↓↓↓

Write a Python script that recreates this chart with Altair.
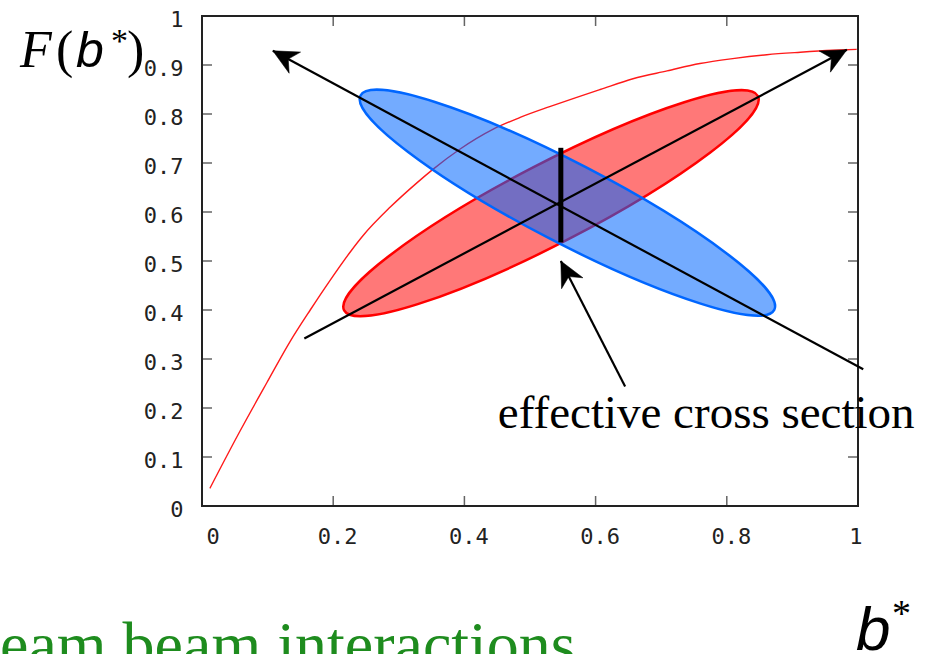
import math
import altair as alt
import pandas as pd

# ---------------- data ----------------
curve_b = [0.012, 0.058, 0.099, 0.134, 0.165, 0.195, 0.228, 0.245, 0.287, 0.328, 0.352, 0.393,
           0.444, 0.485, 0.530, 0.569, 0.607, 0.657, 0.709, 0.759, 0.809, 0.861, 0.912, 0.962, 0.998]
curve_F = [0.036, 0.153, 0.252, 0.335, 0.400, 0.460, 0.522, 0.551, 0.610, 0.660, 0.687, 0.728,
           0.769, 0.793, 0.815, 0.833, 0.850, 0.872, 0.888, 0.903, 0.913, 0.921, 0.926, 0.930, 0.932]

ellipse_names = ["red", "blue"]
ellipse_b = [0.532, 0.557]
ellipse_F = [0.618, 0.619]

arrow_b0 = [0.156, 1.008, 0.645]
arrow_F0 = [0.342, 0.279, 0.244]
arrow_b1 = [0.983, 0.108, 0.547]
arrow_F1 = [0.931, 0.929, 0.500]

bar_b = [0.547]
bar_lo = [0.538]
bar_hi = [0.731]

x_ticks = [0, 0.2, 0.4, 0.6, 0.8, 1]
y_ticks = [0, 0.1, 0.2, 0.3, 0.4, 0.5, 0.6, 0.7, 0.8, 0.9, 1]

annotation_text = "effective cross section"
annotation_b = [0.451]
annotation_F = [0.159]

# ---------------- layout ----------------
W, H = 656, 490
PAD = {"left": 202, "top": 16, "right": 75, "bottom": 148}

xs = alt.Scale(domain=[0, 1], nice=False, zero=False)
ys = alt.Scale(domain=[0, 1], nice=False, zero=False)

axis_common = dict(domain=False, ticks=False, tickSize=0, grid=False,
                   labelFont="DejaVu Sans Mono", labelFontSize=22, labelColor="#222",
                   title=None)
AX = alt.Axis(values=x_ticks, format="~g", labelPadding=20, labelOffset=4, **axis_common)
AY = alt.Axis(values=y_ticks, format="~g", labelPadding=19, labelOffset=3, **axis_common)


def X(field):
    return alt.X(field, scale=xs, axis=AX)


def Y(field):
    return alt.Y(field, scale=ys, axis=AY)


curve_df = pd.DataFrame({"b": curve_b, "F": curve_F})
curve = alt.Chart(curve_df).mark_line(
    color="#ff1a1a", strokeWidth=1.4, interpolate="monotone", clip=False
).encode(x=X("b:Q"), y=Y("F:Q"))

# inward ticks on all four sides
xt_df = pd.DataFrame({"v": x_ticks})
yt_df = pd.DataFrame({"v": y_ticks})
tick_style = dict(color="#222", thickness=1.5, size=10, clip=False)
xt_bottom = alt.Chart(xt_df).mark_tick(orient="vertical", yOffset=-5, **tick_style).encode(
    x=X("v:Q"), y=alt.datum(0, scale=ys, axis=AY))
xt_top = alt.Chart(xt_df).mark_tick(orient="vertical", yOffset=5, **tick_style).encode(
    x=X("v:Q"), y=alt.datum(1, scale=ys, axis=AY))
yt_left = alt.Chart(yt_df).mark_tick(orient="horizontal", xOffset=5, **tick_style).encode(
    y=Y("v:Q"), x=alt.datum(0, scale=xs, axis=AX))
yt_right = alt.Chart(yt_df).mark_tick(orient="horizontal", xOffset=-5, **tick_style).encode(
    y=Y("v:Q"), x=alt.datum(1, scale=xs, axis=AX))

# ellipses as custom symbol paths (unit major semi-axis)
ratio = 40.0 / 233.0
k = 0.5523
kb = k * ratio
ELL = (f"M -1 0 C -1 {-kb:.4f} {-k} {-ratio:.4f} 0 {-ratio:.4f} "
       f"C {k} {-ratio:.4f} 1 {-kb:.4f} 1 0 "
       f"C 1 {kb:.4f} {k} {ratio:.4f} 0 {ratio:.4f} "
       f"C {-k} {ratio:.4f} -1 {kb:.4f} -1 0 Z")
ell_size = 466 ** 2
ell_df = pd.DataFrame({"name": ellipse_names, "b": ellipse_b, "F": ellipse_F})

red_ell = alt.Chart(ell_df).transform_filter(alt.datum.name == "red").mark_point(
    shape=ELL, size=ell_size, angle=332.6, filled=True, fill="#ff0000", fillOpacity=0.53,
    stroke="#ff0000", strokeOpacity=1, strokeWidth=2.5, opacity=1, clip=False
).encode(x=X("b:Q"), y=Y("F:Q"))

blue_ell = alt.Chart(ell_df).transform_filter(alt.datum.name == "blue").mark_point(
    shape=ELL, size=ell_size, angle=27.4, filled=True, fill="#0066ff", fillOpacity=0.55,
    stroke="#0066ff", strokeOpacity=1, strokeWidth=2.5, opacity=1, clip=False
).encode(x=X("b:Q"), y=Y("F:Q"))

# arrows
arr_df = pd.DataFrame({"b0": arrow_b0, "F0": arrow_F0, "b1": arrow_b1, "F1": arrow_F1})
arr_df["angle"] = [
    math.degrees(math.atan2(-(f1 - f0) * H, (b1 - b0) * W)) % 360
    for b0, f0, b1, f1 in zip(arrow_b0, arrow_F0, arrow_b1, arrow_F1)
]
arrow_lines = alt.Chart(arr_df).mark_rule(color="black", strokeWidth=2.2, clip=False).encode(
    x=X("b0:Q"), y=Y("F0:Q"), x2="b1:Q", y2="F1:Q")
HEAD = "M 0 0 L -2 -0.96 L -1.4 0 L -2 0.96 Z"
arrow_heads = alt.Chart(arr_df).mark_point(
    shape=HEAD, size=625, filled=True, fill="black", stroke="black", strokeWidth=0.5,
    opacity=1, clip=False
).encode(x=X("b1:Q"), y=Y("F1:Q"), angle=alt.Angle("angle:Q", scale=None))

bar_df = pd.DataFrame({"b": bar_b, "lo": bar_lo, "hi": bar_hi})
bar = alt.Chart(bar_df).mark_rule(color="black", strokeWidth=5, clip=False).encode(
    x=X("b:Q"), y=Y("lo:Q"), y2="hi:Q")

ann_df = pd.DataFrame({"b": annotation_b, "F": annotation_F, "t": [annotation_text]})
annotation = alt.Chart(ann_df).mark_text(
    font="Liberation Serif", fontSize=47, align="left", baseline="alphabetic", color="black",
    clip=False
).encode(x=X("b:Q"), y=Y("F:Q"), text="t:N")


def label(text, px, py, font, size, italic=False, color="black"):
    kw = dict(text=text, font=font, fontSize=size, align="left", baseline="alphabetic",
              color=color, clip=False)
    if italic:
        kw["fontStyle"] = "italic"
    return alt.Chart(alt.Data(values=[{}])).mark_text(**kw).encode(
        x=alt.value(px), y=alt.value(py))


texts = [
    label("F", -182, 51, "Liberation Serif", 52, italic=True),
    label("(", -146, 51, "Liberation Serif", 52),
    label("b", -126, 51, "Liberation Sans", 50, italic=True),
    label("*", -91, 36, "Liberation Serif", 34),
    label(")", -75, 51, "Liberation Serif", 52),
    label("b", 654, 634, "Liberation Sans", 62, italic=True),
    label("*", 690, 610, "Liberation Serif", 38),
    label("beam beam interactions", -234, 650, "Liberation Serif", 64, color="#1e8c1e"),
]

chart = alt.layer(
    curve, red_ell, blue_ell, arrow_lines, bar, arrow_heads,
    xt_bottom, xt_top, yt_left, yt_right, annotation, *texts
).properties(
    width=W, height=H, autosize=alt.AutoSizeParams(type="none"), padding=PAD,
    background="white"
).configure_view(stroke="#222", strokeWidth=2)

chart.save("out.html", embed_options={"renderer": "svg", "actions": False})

↑↑↑

- [WHAT IS ASKED] Please reproduce the listing exactly from its opening line through the line that contains "return alt.Y(field, scale=ys, axis=AY)", both included, with all pictures omitted.

- [EXERCISE SOLUTION]
Write a Python script that recreates this chart with Altair.
import math
import altair as alt
import pandas as pd

# ---------------- data ----------------
curve_b = [0.012, 0.058, 0.099, 0.134, 0.165, 0.195, 0.228, 0.245, 0.287, 0.328, 0.352, 0.393,
           0.444, 0.485, 0.530, 0.569, 0.607, 0.657, 0.709, 0.759, 0.809, 0.861, 0.912, 0.962, 0.998]
curve_F = [0.036, 0.153, 0.252, 0.335, 0.400, 0.460, 0.522, 0.551, 0.610, 0.660, 0.687, 0.728,
           0.769, 0.793, 0.815, 0.833, 0.850, 0.872, 0.888, 0.903, 0.913, 0.921, 0.926, 0.930, 0.932]

ellipse_names = ["red", "blue"]
ellipse_b = [0.532, 0.557]
ellipse_F = [0.618, 0.619]

arrow_b0 = [0.156, 1.008, 0.645]
arrow_F0 = [0.342, 0.279, 0.244]
arrow_b1 = [0.983, 0.108, 0.547]
arrow_F1 = [0.931, 0.929, 0.500]

bar_b = [0.547]
bar_lo = [0.538]
bar_hi = [0.731]

x_ticks = [0, 0.2, 0.4, 0.6, 0.8, 1]
y_ticks = [0, 0.1, 0.2, 0.3, 0.4, 0.5, 0.6, 0.7, 0.8, 0.9, 1]

annotation_text = "effective cross section"
annotation_b = [0.451]
annotation_F = [0.159]

# ---------------- layout ----------------
W, H = 656, 490
PAD = {"left": 202, "top": 16, "right": 75, "bottom": 148}

xs = alt.Scale(domain=[0, 1], nice=False, zero=False)
ys = alt.Scale(domain=[0, 1], nice=False, zero=False)

axis_common = dict(domain=False, ticks=False, tickSize=0, grid=False,
                   labelFont="DejaVu Sans Mono", labelFontSize=22, labelColor="#222",
                   title=None)
AX = alt.Axis(values=x_ticks, format="~g", labelPadding=20, labelOffset=4, **axis_common)
AY = alt.Axis(values=y_ticks, format="~g", labelPadding=19, labelOffset=3, **axis_common)


def X(field):
    return alt.X(field, scale=xs, axis=AX)


def Y(field):
    return alt.Y(field, scale=ys, axis=AY)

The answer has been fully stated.